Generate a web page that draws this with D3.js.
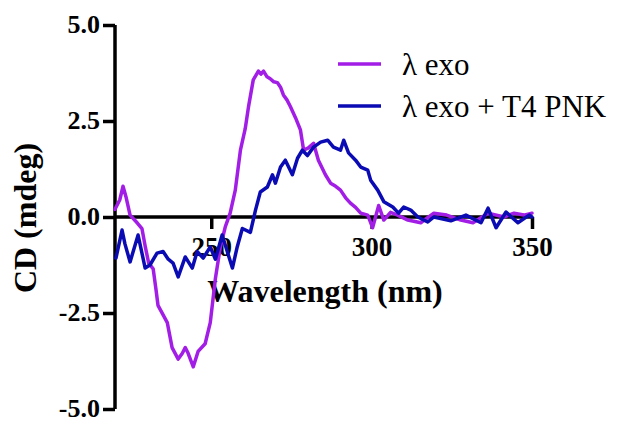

--

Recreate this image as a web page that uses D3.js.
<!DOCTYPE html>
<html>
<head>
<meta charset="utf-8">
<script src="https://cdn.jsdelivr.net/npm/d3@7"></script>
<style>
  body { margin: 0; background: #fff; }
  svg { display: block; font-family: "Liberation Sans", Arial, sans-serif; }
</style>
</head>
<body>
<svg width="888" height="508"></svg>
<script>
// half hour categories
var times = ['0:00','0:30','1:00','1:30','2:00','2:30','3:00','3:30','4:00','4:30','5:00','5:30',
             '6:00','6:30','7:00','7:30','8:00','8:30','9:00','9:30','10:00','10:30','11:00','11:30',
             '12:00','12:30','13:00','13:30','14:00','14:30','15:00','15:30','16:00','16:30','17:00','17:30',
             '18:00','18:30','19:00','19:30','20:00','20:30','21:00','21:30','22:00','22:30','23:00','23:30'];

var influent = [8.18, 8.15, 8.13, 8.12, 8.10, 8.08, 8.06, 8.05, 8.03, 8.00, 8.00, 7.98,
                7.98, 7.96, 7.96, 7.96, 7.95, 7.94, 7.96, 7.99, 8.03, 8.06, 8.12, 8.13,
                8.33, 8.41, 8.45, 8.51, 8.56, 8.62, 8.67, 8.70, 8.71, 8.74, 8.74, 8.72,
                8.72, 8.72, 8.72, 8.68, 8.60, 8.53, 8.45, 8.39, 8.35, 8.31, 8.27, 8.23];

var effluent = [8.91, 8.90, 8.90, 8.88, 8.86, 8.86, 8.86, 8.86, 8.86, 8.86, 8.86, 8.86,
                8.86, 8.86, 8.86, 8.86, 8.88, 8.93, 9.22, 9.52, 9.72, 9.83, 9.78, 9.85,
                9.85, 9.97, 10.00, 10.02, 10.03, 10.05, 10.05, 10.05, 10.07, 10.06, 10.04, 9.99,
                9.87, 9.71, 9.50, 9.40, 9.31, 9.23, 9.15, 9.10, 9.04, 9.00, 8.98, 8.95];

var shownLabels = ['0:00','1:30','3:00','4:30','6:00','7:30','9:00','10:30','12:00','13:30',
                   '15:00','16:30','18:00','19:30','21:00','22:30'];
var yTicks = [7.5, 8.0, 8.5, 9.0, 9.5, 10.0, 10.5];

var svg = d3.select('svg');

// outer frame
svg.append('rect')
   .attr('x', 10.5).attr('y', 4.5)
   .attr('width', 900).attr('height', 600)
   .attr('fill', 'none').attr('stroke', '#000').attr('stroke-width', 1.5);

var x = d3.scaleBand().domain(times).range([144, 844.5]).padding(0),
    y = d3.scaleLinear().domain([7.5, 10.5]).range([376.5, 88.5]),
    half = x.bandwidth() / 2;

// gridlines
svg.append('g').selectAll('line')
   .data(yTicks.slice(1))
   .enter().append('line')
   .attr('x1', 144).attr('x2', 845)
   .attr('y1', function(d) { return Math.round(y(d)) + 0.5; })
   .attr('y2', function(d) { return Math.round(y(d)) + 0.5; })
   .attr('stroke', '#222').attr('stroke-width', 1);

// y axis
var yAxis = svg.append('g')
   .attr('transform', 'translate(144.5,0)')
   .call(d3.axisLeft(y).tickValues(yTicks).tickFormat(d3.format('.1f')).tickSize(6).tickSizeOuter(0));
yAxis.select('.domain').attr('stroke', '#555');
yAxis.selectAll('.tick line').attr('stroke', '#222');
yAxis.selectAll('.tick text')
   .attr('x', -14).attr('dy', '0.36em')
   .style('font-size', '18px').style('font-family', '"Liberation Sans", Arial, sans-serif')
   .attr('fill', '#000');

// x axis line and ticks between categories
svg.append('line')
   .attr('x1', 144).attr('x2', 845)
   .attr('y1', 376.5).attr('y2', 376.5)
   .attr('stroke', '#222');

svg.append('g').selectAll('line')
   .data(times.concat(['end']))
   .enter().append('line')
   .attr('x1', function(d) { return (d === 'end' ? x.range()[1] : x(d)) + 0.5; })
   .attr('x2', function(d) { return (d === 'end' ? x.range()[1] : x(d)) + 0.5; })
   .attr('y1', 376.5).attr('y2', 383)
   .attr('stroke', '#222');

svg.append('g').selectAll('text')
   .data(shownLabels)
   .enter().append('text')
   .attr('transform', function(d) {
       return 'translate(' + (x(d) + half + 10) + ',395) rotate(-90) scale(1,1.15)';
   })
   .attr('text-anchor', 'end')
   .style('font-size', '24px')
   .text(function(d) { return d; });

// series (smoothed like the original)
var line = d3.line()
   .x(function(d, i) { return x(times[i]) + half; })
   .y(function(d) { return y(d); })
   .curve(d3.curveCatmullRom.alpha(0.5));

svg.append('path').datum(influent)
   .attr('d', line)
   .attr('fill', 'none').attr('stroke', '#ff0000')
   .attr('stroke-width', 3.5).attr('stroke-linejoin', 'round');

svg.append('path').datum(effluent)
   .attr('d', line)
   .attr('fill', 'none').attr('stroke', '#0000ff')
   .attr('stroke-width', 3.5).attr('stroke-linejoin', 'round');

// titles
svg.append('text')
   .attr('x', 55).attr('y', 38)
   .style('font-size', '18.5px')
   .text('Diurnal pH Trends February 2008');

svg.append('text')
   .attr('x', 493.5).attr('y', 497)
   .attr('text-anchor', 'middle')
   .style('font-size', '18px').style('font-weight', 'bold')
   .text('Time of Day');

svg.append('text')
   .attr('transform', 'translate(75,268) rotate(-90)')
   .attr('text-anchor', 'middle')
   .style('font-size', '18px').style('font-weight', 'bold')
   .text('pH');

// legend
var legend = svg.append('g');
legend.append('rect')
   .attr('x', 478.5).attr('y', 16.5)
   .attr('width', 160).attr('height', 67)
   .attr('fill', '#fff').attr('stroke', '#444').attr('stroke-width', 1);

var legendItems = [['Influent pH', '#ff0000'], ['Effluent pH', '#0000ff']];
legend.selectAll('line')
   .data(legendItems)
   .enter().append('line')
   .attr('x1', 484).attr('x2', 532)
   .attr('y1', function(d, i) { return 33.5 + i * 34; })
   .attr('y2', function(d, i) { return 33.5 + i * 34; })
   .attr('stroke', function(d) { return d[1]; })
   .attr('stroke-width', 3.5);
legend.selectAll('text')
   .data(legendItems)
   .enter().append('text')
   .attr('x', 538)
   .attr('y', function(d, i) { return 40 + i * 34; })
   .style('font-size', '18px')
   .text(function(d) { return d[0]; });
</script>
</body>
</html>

* * *

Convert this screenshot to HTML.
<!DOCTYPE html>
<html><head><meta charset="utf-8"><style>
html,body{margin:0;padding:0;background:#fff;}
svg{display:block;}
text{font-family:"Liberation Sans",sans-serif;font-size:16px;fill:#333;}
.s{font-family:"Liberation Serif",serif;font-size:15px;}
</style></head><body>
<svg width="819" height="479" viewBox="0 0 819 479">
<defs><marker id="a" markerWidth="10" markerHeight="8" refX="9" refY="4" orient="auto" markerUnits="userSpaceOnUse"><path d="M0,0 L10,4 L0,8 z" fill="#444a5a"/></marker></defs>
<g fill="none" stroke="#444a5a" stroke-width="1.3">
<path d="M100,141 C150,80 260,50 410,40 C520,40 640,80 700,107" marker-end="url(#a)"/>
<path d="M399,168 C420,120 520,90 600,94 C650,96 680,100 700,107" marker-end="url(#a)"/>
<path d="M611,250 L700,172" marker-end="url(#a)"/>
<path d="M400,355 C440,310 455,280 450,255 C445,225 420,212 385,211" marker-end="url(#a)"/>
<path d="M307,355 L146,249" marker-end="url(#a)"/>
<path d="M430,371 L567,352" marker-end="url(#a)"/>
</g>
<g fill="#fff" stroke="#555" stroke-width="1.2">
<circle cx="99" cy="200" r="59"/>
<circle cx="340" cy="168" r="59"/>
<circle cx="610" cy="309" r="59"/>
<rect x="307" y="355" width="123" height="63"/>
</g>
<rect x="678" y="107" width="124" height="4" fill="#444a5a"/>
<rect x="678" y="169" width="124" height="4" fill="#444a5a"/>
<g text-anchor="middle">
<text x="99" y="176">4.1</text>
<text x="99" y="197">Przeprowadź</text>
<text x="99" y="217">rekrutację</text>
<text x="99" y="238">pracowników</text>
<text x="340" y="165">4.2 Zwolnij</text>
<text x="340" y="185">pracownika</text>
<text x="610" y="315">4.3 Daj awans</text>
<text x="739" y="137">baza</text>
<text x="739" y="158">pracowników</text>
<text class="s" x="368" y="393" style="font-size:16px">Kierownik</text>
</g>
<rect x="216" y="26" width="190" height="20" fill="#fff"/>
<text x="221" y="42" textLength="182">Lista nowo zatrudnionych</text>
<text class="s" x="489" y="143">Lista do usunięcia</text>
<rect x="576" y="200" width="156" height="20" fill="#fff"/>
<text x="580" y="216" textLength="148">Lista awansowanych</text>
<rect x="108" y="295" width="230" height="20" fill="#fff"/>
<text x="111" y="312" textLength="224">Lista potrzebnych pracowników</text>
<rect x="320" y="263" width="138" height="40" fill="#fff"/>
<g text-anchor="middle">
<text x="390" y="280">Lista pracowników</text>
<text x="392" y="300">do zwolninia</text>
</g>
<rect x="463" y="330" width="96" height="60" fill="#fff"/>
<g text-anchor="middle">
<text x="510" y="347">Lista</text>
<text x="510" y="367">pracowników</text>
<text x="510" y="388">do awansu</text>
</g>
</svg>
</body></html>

## WHAT TO DO
Retype exactly, and only, the lines from the one containing "Recreate this image" through the one containing "9.00, 8.98, 8.95];", both included.

## RESPONSE
Recreate this image as a web page that uses D3.js.
<!DOCTYPE html>
<html>
<head>
<meta charset="utf-8">
<script src="https://cdn.jsdelivr.net/npm/d3@7"></script>
<style>
  body { margin: 0; background: #fff; }
  svg { display: block; font-family: "Liberation Sans", Arial, sans-serif; }
</style>
</head>
<body>
<svg width="888" height="508"></svg>
<script>
// half hour categories
var times = ['0:00','0:30','1:00','1:30','2:00','2:30','3:00','3:30','4:00','4:30','5:00','5:30',
             '6:00','6:30','7:00','7:30','8:00','8:30','9:00','9:30','10:00','10:30','11:00','11:30',
             '12:00','12:30','13:00','13:30','14:00','14:30','15:00','15:30','16:00','16:30','17:00','17:30',
             '18:00','18:30','19:00','19:30','20:00','20:30','21:00','21:30','22:00','22:30','23:00','23:30'];

var influent = [8.18, 8.15, 8.13, 8.12, 8.10, 8.08, 8.06, 8.05, 8.03, 8.00, 8.00, 7.98,
                7.98, 7.96, 7.96, 7.96, 7.95, 7.94, 7.96, 7.99, 8.03, 8.06, 8.12, 8.13,
                8.33, 8.41, 8.45, 8.51, 8.56, 8.62, 8.67, 8.70, 8.71, 8.74, 8.74, 8.72,
                8.72, 8.72, 8.72, 8.68, 8.60, 8.53, 8.45, 8.39, 8.35, 8.31, 8.27, 8.23];

var effluent = [8.91, 8.90, 8.90, 8.88, 8.86, 8.86, 8.86, 8.86, 8.86, 8.86, 8.86, 8.86,
                8.86, 8.86, 8.86, 8.86, 8.88, 8.93, 9.22, 9.52, 9.72, 9.83, 9.78, 9.85,
                9.85, 9.97, 10.00, 10.02, 10.03, 10.05, 10.05, 10.05, 10.07, 10.06, 10.04, 9.99,
                9.87, 9.71, 9.50, 9.40, 9.31, 9.23, 9.15, 9.10, 9.04, 9.00, 8.98, 8.95];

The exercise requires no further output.